Freeman: So the critics don’t know the classical-liberal tradition?

D’Amico: Not in the same depth as its current practitioners.

Freeman: You say that other scholars who study incarceration seem either unaware of or dismissive of the thinking of Mises and Hayek. Why should they take the Austrians more seriously?

D’Amico: One of the claims regarding neoliberalism is that it makes a strong conceptual distinction between the market and the penal spheres of society, and this leads to calls for laissez-faire markets in stride with tough-on-crime policing. This is true of a lot of political theories, but Mises and Hayek, in contrast, called for a consistent and thorough-going application of the logic of action across all realms of human decision making.

And appreciation for markets is not mere ideology. Hayek’s preferences for voluntary market orders wasn’t based on the congruence of private ownership with natural rights but rather on his recognition that the preferable outcomes of prosperity are dependent on the market’s decentralized and competitive structures of discovery and innovation.

I think this appreciation for organizational principles is at the core of the classical-liberal tradition and underappreciated in contemporary crime and punishment discussions.

Freeman: If the government stopped locking everyone up, would the crime rate rise, or is there a way to have greater liberty without sacrificing safety?

D’Amico: In the short run, I’m not sure. Obama has recently signed off on a massive early release program. On the one hand, this sounds like a victory for justice insofar as these inmates were nonviolent criminals and arguably enduring excessive penalties for their behaviors. On the other hand, I worry that if a small proportion of these released inmates reoffend, the public perception will reignite a support for punitivity that will be difficult to unravel down the line.

We need a more consistent application of classical-liberal constitutions across markets and penal spheres. 

Generally speaking, the best way to curtail incarceration is to curtail crime. Many presume crime control is dependent on strict punishments, but it seems one can both admit that strict punishments do have a deterrent effect while also recognizing that such deterrent effects can maybe also be accomplished through nonpunitive means.

Better lit streets, more affordable security technologies, and more vibrant economic opportunities are results that don’t particularly lend themselves to central planning, so they are less recognized as potential crime control strategies.

Freeman: They also lack the emotional appeal of punishing bad guys.

D’Amico: That’s absolutely correct. Some sense of the public’s desire for harsh punishments should be thought of as a behavioral or cognitive bias.

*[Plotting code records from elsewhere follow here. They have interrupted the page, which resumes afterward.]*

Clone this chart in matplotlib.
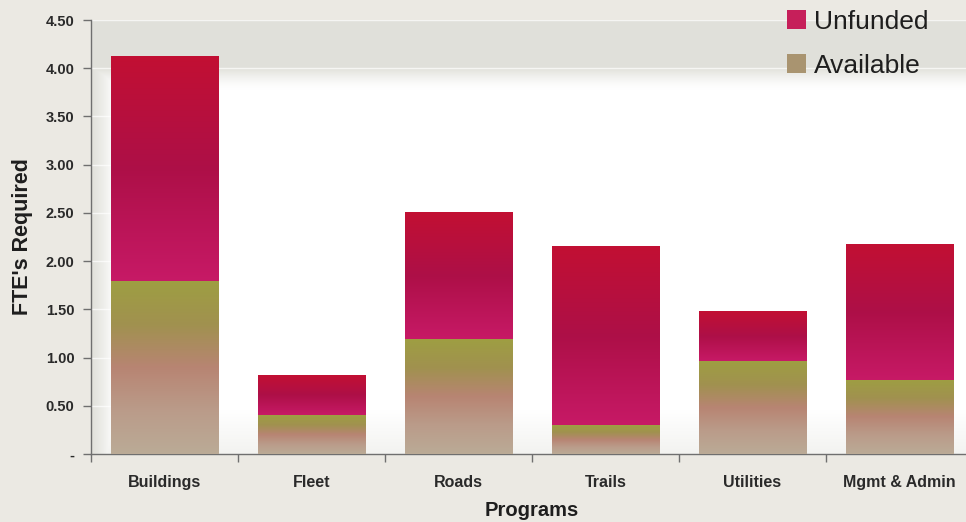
import numpy as np
import matplotlib
matplotlib.use("Agg")
import matplotlib.pyplot as plt
from matplotlib.colors import LinearSegmentedColormap
from matplotlib.patches import Patch

plt.rcParams['font.family'] = ['Liberation Sans', 'DejaVu Sans']

programs = ["Buildings", "Fleet", "Roads", "Trails", "Utilities", "Mgmt & Admin"]
available = [1.79, 0.40, 1.19, 0.30, 0.96, 0.77]
unfunded = [2.33, 0.41, 1.31, 1.85, 0.51, 1.41]
ytick_values = [0, 0.5, 1.0, 1.5, 2.0, 2.5, 3.0, 3.5, 4.0, 4.5]
ytick_labels = ["-", "0.50", "1.00", "1.50", "2.00", "2.50", "3.00", "3.50", "4.00", "4.50"]

# vertical colour ramps, bottom -> top
avail_cmap = LinearSegmentedColormap.from_list("avail", [
    (0.0, (0.73, 0.67, 0.59)),
    (0.25, (0.73, 0.61, 0.54)),
    (0.5, (0.72, 0.52, 0.45)),
    (0.75, (0.63, 0.57, 0.31)),
    (1.0, (0.62, 0.62, 0.26)),
])
unf_cmap = LinearSegmentedColormap.from_list("unf", [
    (0.0, (0.78, 0.10, 0.40)),
    (0.5, (0.68, 0.06, 0.28)),
    (1.0, (0.76, 0.06, 0.20)),
])
ramp = np.linspace(0, 1, 256).reshape(-1, 1)


def fill_gradient(ax, bars, cmap):
    for b in bars:
        x0, y0 = b.get_x(), b.get_y()
        ax.imshow(ramp, cmap=cmap, origin="lower", aspect="auto",
                  extent=[x0, x0 + b.get_width(), y0, y0 + b.get_height()],
                  zorder=3)
        b.set_facecolor("none")


fig = plt.figure(figsize=(9.66, 5.22), dpi=100, facecolor="#ebe9e3")
ax = fig.add_axes([91 / 966, 1 - 454 / 522, 882 / 966, 434 / 522])

x = np.arange(len(programs))
bars_a = ax.bar(x, available, width=0.73, edgecolor="none", zorder=3)
bars_u = ax.bar(x, unfunded, width=0.73, bottom=available, edgecolor="none", zorder=3)
fill_gradient(ax, bars_a, avail_cmap)
fill_gradient(ax, bars_u, unf_cmap)

ax.set_xlim(-0.5, len(programs) - 0.5)
ax.set_ylim(0, 4.5)

# plot area: white centre shading to grey towards the top, left and bottom edges
h, w = 434, 882
yy, xx = np.mgrid[0:h, 0:w]
fy = yy / (h - 1)
fx = xx / (w - 1)
g_top = np.clip((fy - 0.84) / 0.05, 0, 1) ** 1.5
g_left = np.clip(1 - fx / 0.024, 0, 1) ** 0.7
g_bot = np.clip(1 - fy / 0.1, 0, 1) * 0.4
g = np.maximum(np.maximum(g_top, g_left), g_bot)
grey = np.array([0.88, 0.88, 0.855])
bg = 1 - g[..., None] * (1 - grey)
ax.imshow(bg, origin="lower", aspect="auto", extent=[-0.5, len(programs) - 0.5, 0, 4.5], zorder=0)
ax.set_facecolor("white")

for v in ytick_values[1:]:
    ax.axhline(v, color="white", lw=1.0, alpha=0.7, zorder=1)

for s in ["top", "right"]:
    ax.spines[s].set_visible(False)
for s in ["left", "bottom"]:
    ax.spines[s].set_color("#6f6f6f")
    ax.spines[s].set_linewidth(1.0)

ax.set_yticks(ytick_values)
ax.set_yticklabels(ytick_labels, fontsize=10.5, fontweight="bold", color="#2a2a2a")
ax.tick_params(axis="y", direction="out", length=6, width=1, color="#6f6f6f", pad=6)

ax.set_xticks(x)
ax.set_xticklabels(programs, fontsize=11.5, fontweight="bold", color="#2a2a2a")
ax.set_xticks(np.arange(len(programs)) - 0.5, minor=True)
ax.tick_params(axis="x", which="major", length=0, pad=15)
ax.tick_params(axis="x", which="minor", direction="out", length=6, width=1, color="#6f6f6f")

ax.set_xlabel("Programs", fontsize=14.5, fontweight="bold", color="#1e1e1e", labelpad=8)
ax.set_ylabel("FTE's Required", fontsize=15.5, fontweight="bold", color="#1e1e1e", labelpad=9)

handles = [Patch(facecolor="#c61f5a", edgecolor="none", label="Unfunded"),
           Patch(facecolor="#a99470", edgecolor="none", label="Available")]
leg = fig.legend(handles=handles, loc="upper left", bbox_to_anchor=(787 / 966, 1 - 10 / 522),
                 frameon=False, prop={"size": 19},
                 handlelength=0.72, handleheight=0.72,
                 handletextpad=0.3, labelspacing=0.74, borderpad=0, borderaxespad=0)
for t in leg.get_texts():
    t.set_color("#1e1e1e")

fig.savefig("out.png", dpi=100, facecolor=fig.get_facecolor())
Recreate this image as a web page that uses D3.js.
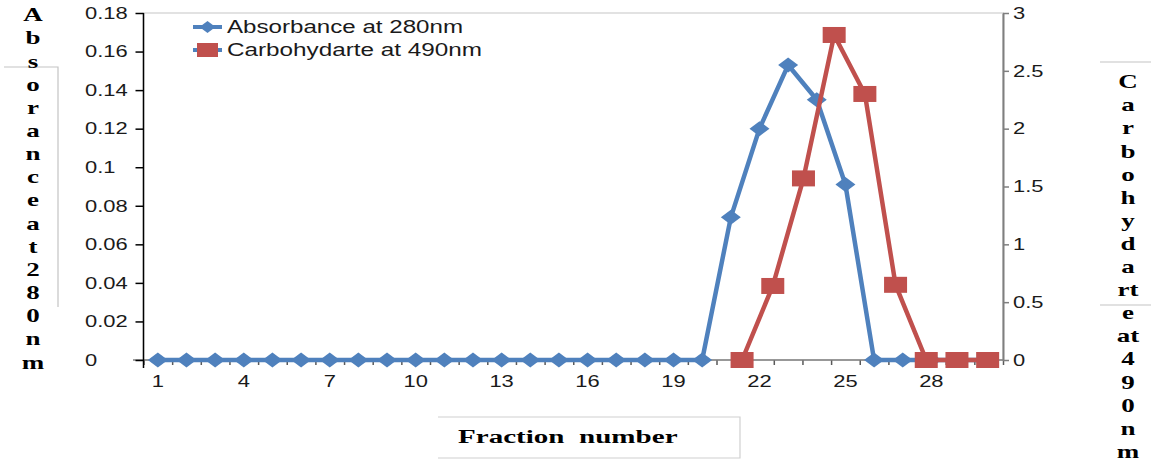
<!DOCTYPE html>
<html>
<head>
<meta charset="utf-8">
<script src="https://cdn.jsdelivr.net/npm/d3@7"></script>
<style>
  body { margin: 0; background: #fff; }
  svg { display: block; }
  text { font-family: "Liberation Sans", Arial, sans-serif; fill: #1a1a1a; }
  .serif { font-family: "Liberation Serif", "Times New Roman", serif; font-weight: bold; fill: #000; }
</style>
</head>
<body>
<svg id="chart" width="1151" height="461"></svg>
<script>
// fractions on the main (bottom) axis
const fractions = [1,2,3,4,5,6,7,8,9,10,11,12,13,14,15,16,17,18,19,20,21,22,23,24,25,26,27,28,29,30];
const absorbance = [0,0,0,0,0,0,0,0,0,0,0,0,0,0,0,0,0,0,0,0,0.074,0.120,0.153,0.135,0.091,0,0,0,0,0];

// carbohydrate series sits on a hidden secondary category axis (28 categories)
const secFractions = [1,2,3,4,5,6,7,8,9,10,11,12,13,14,15,16,17,18,19,20,21,22,23,24,25,26,27,28];
const carbFractions = [20,21,22,23,24,25,26,27,28];
const carbohydrate = [0,0.64,1.57,2.81,2.30,0.65,0,0,0];

const xLabels = [1,4,7,10,13,16,19,22,25,28];
const leftTicks = [0,0.02,0.04,0.06,0.08,0.1,0.12,0.14,0.16,0.18];
const rightTicks = [0,0.5,1,1.5,2,2.5,3];

const seriesNames = ["Absorbance at 280nm", "Carbohydarte at 490nm"];
const leftTitle = ["A","b","s","o","r","a","n","c","e","a","t","2","8","0","n","m"];
const rightTitle = ["C","a","r","b","o","h","y","d","a","rt","e","at","4","9","0","n","m"];
const xTitle = "Fraction  number";

const blue = "#4f81bd", red = "#c0504d";
const pLeft = 143.5, pRight = 1003, pTop = 13, pBottom = 360;

const svg = d3.select("#chart");

const x = d3.scaleBand().domain(fractions).range([pLeft, pRight]);
const xSec = d3.scaleBand().domain(secFractions).range([pLeft, pRight]);
const xEdge = d3.scaleLinear().domain([0.5, 30.5]).range([pLeft, pRight]);
const yL = d3.scaleLinear().domain([0, 0.18]).range([pBottom, pTop]);
const yR = d3.scaleLinear().domain([0, 3]).range([pBottom, pTop]);
const cx = d => x(d) + x.bandwidth() / 2;
const cxSec = d => xSec(d) + xSec.bandwidth() / 2;

// stretch text horizontally (the original picture is wide)
function stretch(sel, sx) {
  sel.each(function() {
    const t = d3.select(this);
    const tx = +t.attr("x") || 0;
    t.attr("x", 0).attr("transform", `translate(${tx},0) scale(${sx},1)`);
  });
}

// plot area border
svg.append("rect")
  .attr("x", pLeft).attr("y", pTop)
  .attr("width", pRight - pLeft).attr("height", pBottom - pTop)
  .attr("fill", "none").attr("stroke", "#d9d9d9").attr("stroke-width", 1.5);

// x axis: ticks at category edges
const gx = svg.append("g").attr("transform", `translate(0,${pBottom})`)
  .call(d3.axisBottom(xEdge).tickValues(d3.range(0.5, 31, 1)).tickSize(5).tickFormat("").tickSizeOuter(0));
gx.select(".domain").remove();
gx.selectAll("line").attr("stroke", "#595959").attr("stroke-width", 1.5);
svg.append("line").attr("x1", 133).attr("x2", pRight).attr("y1", pBottom).attr("y2", pBottom)
  .attr("stroke", "#7f7f7f").attr("stroke-width", 1.5);

const gxl = svg.append("g").attr("transform", `translate(0,${pBottom})`)
  .call(d3.axisBottom(x).tickValues(xLabels).tickSize(0).tickPadding(15));
gxl.attr("font-family", null).attr("font-size", null);
gxl.select(".domain").remove();
gxl.selectAll("text").style("font-size", "16.5px").attr("fill", "#1a1a1a");
stretch(gxl.selectAll("text"), 1.33);

// left axis
const gl = svg.append("g").attr("transform", `translate(${pLeft},0)`)
  .call(d3.axisLeft(yL).tickValues(leftTicks).tickSize(8).tickSizeOuter(0)
    .tickFormat(d => String(+d.toFixed(2))));
gl.attr("font-family", null).attr("font-size", null);
gl.select(".domain").attr("stroke", "#000").attr("stroke-width", 1.5).attr("d", `M0,${pTop}V${pBottom + 8}`);
gl.selectAll("line").attr("stroke", "#000").attr("stroke-width", 1.5);
gl.selectAll("text").style("font-size", "16.5px")
  .attr("fill", "#1a1a1a").attr("text-anchor", "start").attr("x", 85 - pLeft);
stretch(gl.selectAll("text"), 1.33);

// right axis
const gr = svg.append("g").attr("transform", `translate(${pRight},0)`)
  .call(d3.axisRight(yR).tickValues(rightTicks).tickSize(6).tickSizeOuter(0).tickFormat(d => String(d)));
gr.attr("font-family", null).attr("font-size", null);
gr.select(".domain").attr("stroke", "#7f7f7f").attr("stroke-width", 2);
gr.selectAll("line").attr("stroke", "#7f7f7f").attr("stroke-width", 1.5);
gr.selectAll("text").style("font-size", "16.5px")
  .attr("fill", "#1a1a1a").attr("x", 10);
stretch(gr.selectAll("text"), 1.33);

// series
const blueData = fractions.map((f, i) => ({ f, v: absorbance[i] }));
const redData = carbFractions.map((f, i) => ({ f, v: carbohydrate[i] }));

svg.append("path").datum(blueData)
  .attr("fill", "none").attr("stroke", blue).attr("stroke-width", 4.5).attr("stroke-linejoin", "round")
  .attr("d", d3.line().x(d => cx(d.f)).y(d => yL(d.v)));
svg.append("g").selectAll("path").data(blueData).join("path")
  .attr("transform", d => `translate(${cx(d.f)},${yL(d.v)})`)
  .attr("d", "M-10,0L0,-7.5L10,0L0,7.5Z").attr("fill", blue);

svg.append("path").datum(redData)
  .attr("fill", "none").attr("stroke", red).attr("stroke-width", 4.5).attr("stroke-linejoin", "round")
  .attr("d", d3.line().x(d => cxSec(d.f)).y(d => yR(d.v)));
svg.append("g").selectAll("rect").data(redData).join("rect")
  .attr("x", d => cxSec(d.f) - 11.5).attr("y", d => yR(d.v) - 8)
  .attr("width", 23).attr("height", 16).attr("fill", red);

// legend
const lg = svg.append("g");
const legendWidths = [236, 255];
[27, 50].forEach((ly, i) => {
  lg.append("line").attr("x1", 193).attr("x2", 222).attr("y1", ly).attr("y2", ly)
    .attr("stroke", blue).attr("stroke-width", 4);
  if (i === 0) {
    lg.append("path").attr("transform", `translate(207.5,${ly})`)
      .attr("d", "M-8,0L0,-6L8,0L0,6Z").attr("fill", blue);
  } else {
    lg.append("rect").attr("x", 197).attr("y", ly - 7).attr("width", 21).attr("height", 14).attr("fill", red);
  }
  lg.append("text").attr("x", 227).attr("y", ly).attr("dy", "0.35em")
    .attr("textLength", legendWidths[i]).attr("lengthAdjust", "spacingAndGlyphs")
    .style("font-size", "17.5px").text(seriesNames[i]);
});

// left title, stacked letters
const gray = "#c4c4c4";
svg.append("path").attr("d", "M4,67H58V307").attr("fill", "none").attr("stroke", gray).attr("stroke-width", 1.2);
const lt = svg.append("g").selectAll("text").data(leftTitle).join("text")
  .attr("class", "serif").attr("text-anchor", "middle")
  .attr("x", 33).attr("y", (d, i) => 15 + i * 23.15).attr("dy", "0.35em")
  .style("font-size", "18px").text(d => d);
stretch(lt, 1.5);

// right title
svg.append("path").attr("d", "M1100,62H1151M1100,305H1151").attr("stroke", gray).attr("stroke-width", 1.2);
const rt = svg.append("g").selectAll("text").data(rightTitle).join("text")
  .attr("class", "serif").attr("text-anchor", "middle")
  .attr("x", 1128).attr("y", (d, i) => 82 + i * 23.1).attr("dy", "0.35em")
  .style("font-size", "18px").text(d => d);
stretch(rt, 1.5);

// x title box
svg.append("path").attr("d", "M438,417H740V458H438").attr("fill", "none").attr("stroke", "#d0d0d0").attr("stroke-width", 1.2);
const xt = svg.append("text").attr("class", "serif").attr("x", 458).attr("y", 443)
  .style("font-size", "19px").style("white-space", "pre").text(xTitle);
stretch(xt, 1.53);
</script>
</body>
</html>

In this vein, one can see the democratic process exaggerating and making more potent this unsavory feature of humanity.

Again, most critics will call for relaxing the appreciation for free markets and the skepticism of welfare programs. In other words, spend more on welfare regardless of its negative impact on labor markets or high taxes curtailment of growth.

My framework, in contrast, suggests we need a more consistent application of classical-liberal constitutions across markets and penal spheres. Governmental power is subject to errors and abuses even in the criminal justice arena, hence there needs to be a dedicated attention to checks and balances in that sector.

When people shop with their hearts, the costs and benefits are concentrated on their own private pocketbooks. When people vote with their hearts regarding crime and punishment, they effectively harness the collectively overstated vengeance and perceptively false fears of society onto criminals.

Freeman: Not all crimes are victimless. How would an enlightened society — one that left peaceful people in peace — deal with the truly violent criminals?

D’Amico: I think “I don’t know” is the right answer. Most economists, especially Hayekians, are right to say that we don’t know what the right prices are in the free society. In a similar vein, punishment operates as a price against criminal behaviors. Hence we should have a similar humility and admit that the propriety and efficacy of specific punishment magnitudes and qualities in different social contexts are largely unknowable.

Freeman: Dr. D’Amico, thank you for talking with us.